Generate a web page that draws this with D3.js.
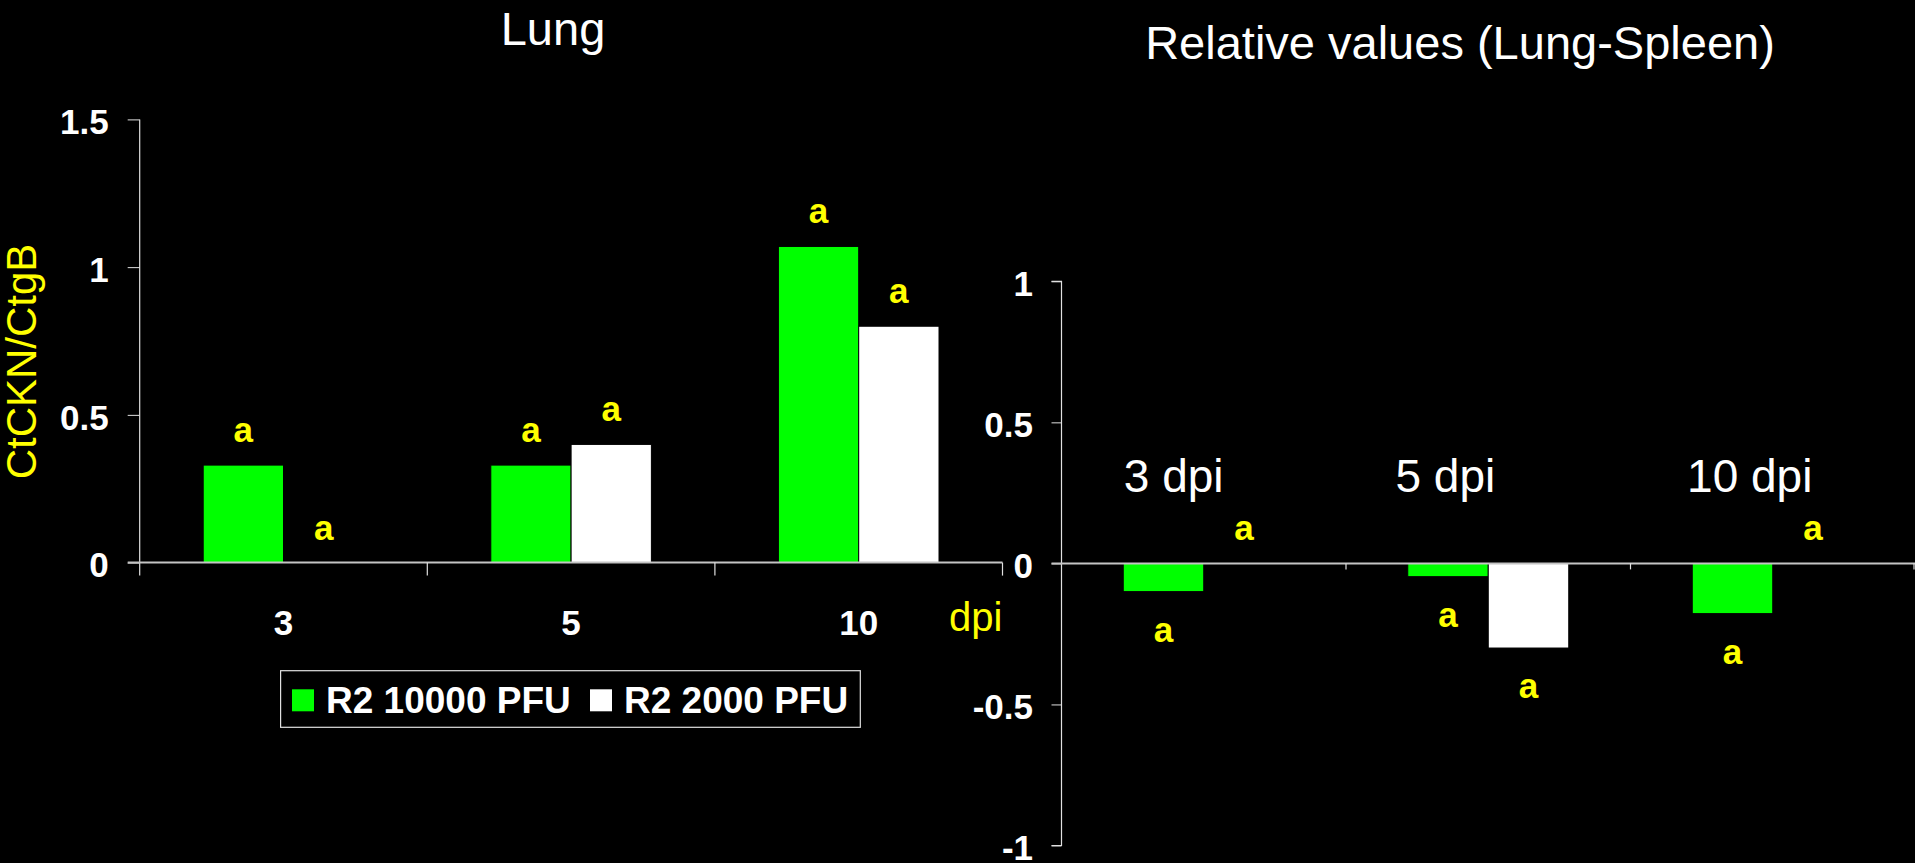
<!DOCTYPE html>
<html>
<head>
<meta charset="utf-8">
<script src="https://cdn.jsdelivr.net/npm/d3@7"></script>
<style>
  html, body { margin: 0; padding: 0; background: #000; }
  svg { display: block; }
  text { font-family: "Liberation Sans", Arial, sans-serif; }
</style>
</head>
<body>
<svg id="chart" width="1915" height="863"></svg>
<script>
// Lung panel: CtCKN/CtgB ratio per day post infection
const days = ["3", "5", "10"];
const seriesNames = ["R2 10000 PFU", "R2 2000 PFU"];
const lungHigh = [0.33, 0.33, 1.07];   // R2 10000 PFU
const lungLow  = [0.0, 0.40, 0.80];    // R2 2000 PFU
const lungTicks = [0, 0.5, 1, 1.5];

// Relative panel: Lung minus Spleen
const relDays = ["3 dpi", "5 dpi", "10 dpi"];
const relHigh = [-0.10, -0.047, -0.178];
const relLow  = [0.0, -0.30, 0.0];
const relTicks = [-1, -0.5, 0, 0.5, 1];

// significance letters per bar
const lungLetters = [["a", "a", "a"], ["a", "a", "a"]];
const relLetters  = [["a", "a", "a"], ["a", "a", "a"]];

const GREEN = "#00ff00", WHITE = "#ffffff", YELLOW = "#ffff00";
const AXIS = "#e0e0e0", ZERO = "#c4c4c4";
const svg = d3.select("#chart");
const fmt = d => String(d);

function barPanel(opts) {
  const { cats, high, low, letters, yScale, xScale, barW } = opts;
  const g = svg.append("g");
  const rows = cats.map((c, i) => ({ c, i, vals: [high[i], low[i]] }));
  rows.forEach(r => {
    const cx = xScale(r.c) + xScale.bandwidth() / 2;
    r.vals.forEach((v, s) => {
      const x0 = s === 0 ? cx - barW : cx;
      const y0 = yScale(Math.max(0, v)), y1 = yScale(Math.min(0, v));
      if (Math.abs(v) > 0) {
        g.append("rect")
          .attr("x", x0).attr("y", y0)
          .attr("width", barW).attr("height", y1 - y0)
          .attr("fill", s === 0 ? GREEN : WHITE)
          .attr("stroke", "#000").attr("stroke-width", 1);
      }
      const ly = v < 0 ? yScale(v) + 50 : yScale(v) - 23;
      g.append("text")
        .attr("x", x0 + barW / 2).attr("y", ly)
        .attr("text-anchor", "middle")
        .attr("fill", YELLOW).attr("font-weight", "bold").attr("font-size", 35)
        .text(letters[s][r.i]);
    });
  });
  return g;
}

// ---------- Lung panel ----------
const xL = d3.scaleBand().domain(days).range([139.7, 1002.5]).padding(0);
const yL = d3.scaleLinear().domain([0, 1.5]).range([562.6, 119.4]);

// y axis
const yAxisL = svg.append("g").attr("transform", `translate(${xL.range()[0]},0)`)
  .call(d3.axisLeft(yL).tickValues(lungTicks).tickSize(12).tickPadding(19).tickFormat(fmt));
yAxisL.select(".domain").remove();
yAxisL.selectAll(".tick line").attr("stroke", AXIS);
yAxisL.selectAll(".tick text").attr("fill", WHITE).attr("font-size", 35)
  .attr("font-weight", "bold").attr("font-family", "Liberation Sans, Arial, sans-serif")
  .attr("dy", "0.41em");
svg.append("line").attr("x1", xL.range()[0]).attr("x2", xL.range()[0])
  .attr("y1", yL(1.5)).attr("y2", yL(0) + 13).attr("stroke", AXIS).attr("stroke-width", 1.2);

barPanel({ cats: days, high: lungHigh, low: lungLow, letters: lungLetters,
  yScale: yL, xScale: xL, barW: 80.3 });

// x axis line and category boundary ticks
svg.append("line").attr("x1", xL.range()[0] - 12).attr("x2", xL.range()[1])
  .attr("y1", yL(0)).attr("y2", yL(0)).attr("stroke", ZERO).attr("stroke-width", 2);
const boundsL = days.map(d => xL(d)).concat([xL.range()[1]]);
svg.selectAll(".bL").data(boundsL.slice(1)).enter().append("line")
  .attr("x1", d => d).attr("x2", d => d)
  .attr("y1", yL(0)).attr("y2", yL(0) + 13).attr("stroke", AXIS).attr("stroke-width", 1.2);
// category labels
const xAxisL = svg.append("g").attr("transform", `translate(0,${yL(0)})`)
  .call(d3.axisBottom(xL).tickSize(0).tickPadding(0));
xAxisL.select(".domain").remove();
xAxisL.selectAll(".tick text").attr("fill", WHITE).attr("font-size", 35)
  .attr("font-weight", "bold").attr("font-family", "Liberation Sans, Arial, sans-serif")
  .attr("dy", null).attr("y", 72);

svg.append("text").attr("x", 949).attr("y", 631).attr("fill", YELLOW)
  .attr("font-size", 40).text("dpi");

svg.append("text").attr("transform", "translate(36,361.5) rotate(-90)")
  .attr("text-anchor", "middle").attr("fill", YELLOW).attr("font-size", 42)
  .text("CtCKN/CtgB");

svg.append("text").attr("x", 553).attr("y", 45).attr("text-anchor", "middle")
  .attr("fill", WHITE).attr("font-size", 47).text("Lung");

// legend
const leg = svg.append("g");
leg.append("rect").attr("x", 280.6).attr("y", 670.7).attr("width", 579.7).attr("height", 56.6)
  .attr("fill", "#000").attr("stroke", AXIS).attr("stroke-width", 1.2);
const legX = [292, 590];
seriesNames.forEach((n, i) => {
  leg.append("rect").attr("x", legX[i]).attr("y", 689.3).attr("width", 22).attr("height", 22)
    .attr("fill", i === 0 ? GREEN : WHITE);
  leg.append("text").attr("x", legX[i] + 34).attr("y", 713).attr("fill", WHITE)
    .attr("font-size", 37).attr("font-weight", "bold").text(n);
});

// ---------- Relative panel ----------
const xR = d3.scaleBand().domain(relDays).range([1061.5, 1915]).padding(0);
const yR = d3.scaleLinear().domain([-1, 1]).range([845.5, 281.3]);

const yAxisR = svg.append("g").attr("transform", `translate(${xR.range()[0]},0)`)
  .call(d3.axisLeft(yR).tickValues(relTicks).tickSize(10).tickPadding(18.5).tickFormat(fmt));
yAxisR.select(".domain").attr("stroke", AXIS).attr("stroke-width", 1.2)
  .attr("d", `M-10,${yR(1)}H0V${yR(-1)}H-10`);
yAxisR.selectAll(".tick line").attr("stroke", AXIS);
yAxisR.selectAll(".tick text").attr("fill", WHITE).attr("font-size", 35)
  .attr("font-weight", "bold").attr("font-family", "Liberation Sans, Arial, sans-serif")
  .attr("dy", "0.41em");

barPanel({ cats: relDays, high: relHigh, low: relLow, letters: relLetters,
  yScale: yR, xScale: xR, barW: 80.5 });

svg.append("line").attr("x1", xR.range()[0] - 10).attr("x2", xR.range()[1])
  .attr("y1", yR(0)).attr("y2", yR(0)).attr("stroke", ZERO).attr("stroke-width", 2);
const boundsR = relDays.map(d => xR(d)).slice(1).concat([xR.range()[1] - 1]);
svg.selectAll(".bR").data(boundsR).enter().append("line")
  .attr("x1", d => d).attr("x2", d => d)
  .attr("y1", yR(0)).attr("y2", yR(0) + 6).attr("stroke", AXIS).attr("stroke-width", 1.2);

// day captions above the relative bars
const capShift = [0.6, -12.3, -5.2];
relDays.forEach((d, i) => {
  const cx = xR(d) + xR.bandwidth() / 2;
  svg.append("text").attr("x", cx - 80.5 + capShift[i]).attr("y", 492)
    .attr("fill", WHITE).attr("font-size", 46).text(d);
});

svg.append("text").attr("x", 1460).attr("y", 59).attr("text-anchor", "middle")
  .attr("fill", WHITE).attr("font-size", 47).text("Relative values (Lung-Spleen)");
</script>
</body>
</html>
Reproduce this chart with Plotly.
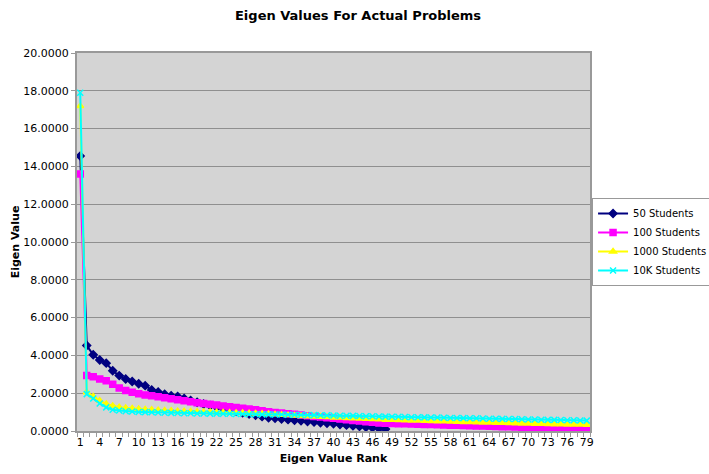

*REQUEST*
Filter out all lines lacking the word "this" and copy the rest.

*EXERCISE ANSWER*
Generate a web page that draws this with D3.js.
Reproduce this chart with Plotly.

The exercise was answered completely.